Tally the lines containing "that" and report the number alone.

> **DATA PROVIDED**

____

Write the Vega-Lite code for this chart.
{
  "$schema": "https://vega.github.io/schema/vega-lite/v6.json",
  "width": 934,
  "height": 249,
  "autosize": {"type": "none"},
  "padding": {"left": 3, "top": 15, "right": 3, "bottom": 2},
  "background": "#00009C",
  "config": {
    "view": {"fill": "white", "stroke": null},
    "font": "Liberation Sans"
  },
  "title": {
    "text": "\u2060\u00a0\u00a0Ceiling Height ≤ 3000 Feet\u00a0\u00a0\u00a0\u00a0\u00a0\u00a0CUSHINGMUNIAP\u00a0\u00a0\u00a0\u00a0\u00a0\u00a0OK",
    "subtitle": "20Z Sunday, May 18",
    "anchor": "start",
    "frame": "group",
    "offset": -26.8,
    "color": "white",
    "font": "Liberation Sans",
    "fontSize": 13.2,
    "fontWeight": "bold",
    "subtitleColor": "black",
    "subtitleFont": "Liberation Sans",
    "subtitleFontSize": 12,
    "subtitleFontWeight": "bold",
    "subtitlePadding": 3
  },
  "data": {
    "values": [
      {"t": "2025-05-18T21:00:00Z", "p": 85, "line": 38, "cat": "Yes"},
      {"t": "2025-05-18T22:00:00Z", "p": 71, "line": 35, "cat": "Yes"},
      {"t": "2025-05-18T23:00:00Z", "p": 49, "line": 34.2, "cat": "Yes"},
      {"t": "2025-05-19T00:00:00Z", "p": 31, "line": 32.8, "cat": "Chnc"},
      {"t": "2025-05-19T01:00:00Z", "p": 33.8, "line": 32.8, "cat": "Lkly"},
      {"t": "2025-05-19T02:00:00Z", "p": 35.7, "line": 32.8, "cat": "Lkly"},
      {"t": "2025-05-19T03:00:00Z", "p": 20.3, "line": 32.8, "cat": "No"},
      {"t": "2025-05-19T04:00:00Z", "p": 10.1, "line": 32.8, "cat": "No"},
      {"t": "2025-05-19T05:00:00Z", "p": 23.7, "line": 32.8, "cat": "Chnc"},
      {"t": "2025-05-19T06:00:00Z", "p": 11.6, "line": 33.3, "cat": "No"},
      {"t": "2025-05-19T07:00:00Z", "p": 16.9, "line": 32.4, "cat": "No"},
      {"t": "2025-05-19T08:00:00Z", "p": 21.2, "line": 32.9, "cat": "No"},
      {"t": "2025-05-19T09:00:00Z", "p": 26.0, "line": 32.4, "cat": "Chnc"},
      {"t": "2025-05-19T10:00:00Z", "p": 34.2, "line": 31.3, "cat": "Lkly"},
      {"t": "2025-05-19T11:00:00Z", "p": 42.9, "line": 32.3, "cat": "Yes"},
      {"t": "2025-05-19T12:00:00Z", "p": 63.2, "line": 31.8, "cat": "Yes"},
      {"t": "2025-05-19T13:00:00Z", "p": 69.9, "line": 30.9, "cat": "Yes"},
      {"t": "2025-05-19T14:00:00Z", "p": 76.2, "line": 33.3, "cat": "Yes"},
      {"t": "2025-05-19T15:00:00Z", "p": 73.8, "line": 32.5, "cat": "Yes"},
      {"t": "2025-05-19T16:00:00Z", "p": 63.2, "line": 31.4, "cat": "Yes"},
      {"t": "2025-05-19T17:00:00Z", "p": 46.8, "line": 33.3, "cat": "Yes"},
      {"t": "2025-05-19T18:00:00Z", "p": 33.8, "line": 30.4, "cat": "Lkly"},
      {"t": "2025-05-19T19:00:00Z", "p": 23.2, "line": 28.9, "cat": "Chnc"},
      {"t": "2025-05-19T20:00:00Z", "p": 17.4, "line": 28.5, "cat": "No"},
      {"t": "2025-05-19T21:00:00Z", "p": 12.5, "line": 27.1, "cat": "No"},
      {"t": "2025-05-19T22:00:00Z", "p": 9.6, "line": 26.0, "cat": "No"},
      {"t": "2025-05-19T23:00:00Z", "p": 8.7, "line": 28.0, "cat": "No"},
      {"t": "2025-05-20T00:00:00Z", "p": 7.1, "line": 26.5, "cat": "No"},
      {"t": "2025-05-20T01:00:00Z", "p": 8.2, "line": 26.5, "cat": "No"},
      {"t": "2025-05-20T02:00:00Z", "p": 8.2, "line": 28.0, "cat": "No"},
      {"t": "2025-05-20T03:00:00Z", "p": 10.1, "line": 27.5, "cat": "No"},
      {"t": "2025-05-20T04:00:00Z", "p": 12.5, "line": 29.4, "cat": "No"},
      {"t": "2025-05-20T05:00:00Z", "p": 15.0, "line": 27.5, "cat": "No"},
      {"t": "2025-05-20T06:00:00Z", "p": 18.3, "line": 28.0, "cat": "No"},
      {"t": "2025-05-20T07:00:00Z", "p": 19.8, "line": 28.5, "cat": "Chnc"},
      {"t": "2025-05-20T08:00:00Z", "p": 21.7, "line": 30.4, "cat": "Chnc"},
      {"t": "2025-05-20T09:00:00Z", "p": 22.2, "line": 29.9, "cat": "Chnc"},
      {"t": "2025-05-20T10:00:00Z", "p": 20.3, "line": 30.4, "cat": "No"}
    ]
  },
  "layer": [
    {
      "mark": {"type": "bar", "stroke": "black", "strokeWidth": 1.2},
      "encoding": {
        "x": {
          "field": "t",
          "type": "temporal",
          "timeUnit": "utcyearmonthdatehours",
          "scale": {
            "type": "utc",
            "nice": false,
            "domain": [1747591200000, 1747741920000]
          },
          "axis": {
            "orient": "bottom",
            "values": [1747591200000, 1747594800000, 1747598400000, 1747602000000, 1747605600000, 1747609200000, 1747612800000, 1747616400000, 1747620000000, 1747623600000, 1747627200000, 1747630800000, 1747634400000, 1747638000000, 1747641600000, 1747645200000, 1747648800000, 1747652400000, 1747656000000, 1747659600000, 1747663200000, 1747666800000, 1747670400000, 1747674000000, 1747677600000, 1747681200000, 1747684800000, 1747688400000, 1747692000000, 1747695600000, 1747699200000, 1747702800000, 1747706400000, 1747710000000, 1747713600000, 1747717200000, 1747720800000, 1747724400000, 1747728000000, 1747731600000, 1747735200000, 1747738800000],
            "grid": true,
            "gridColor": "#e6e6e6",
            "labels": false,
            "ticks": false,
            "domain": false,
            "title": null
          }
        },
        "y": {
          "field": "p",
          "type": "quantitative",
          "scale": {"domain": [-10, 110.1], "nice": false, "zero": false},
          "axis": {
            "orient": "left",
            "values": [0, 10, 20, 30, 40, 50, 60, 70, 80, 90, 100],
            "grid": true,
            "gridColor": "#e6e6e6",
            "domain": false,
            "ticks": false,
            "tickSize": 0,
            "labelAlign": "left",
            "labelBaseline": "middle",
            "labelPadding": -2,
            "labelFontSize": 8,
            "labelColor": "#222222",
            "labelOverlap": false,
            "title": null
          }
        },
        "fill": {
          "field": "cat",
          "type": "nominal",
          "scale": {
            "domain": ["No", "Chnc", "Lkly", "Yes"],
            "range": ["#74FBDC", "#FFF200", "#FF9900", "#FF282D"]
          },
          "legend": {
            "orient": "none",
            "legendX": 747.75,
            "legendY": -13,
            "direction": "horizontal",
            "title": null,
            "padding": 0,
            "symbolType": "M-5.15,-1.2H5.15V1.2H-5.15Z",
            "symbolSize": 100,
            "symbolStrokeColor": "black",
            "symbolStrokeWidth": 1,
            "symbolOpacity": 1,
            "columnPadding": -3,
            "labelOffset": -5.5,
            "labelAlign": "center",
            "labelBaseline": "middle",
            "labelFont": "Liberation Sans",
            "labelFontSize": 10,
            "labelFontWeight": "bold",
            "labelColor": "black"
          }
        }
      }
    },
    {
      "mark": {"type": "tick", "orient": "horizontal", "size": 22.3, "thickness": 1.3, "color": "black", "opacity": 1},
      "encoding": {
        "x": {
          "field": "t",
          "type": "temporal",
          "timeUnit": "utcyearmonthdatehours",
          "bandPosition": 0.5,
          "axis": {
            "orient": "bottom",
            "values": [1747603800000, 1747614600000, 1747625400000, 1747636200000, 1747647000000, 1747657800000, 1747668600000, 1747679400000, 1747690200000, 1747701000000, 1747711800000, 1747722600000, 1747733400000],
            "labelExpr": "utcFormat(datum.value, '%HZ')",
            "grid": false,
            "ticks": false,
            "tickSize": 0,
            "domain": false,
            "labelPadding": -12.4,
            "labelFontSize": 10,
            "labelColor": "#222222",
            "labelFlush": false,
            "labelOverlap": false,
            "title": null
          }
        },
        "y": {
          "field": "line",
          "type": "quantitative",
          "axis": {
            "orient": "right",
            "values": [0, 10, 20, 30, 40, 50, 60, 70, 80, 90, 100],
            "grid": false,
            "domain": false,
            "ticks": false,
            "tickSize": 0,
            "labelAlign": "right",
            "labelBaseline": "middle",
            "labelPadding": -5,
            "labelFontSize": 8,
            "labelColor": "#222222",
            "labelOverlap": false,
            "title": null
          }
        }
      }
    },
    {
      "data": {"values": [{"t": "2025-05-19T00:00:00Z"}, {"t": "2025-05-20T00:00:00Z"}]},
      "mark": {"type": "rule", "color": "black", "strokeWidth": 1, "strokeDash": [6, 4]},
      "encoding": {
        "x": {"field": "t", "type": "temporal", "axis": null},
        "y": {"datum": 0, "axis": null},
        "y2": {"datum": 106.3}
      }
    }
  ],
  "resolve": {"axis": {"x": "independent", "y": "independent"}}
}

____

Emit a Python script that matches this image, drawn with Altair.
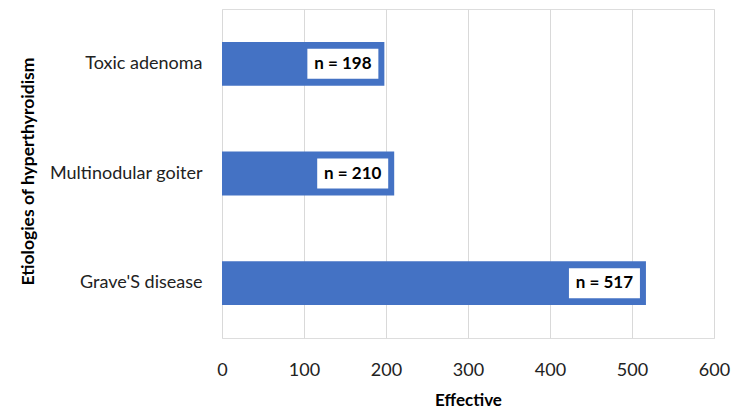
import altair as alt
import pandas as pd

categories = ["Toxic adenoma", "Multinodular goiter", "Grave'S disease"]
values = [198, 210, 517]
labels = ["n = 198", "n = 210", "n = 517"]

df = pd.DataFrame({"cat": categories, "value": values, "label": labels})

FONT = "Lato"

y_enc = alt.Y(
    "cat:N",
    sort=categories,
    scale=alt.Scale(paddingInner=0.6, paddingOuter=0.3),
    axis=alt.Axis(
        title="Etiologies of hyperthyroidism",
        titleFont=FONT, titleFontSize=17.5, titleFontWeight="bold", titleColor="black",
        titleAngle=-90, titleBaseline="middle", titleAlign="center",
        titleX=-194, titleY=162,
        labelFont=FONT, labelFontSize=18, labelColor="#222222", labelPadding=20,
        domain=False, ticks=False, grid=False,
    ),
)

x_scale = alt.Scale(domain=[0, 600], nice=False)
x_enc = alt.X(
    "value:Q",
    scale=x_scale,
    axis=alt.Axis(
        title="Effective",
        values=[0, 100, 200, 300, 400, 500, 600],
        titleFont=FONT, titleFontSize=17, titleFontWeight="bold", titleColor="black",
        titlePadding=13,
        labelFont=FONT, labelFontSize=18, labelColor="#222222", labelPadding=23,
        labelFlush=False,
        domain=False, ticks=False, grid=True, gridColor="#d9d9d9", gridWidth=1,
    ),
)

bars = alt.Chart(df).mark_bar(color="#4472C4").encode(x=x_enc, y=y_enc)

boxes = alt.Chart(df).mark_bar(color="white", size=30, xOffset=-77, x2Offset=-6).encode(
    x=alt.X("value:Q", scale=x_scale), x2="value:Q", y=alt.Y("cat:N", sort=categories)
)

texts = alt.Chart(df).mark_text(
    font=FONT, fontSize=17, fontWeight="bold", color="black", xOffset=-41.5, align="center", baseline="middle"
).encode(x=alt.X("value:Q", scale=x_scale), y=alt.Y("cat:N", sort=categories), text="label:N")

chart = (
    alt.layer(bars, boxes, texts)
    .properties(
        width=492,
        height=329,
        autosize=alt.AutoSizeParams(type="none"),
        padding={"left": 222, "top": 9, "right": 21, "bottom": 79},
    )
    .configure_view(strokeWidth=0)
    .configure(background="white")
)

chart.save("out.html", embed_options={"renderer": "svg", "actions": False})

____

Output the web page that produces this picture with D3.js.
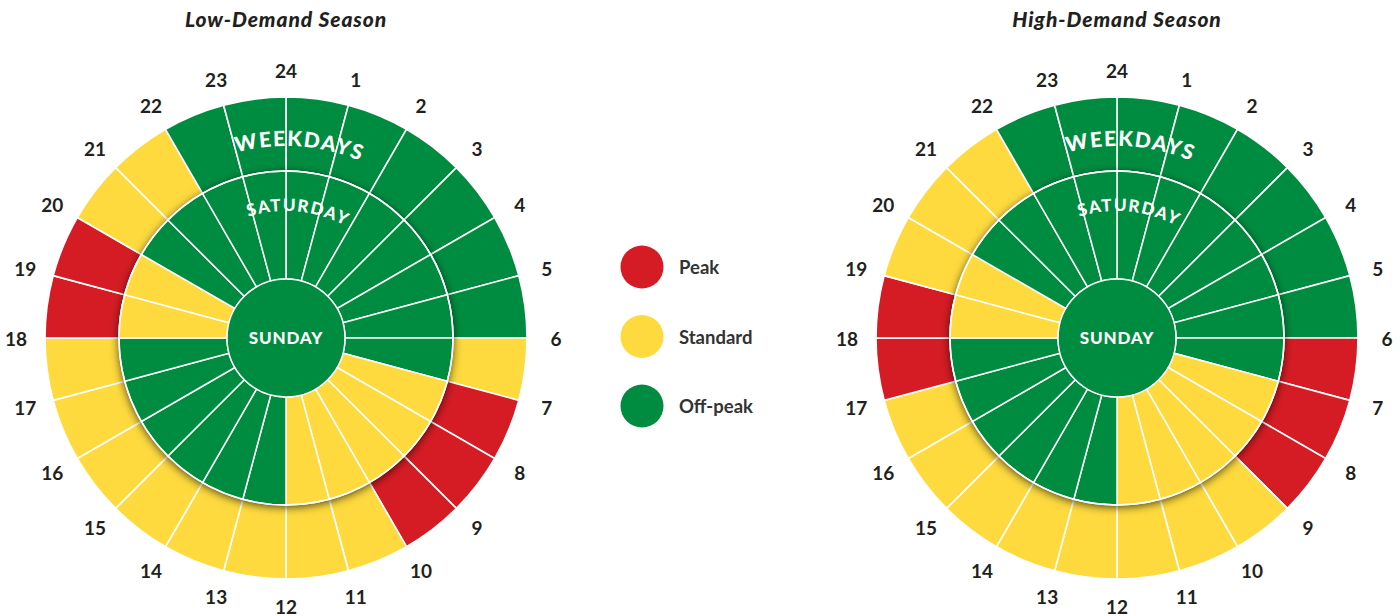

____

> **RESPONSE FOR THIS EXERCISE**
2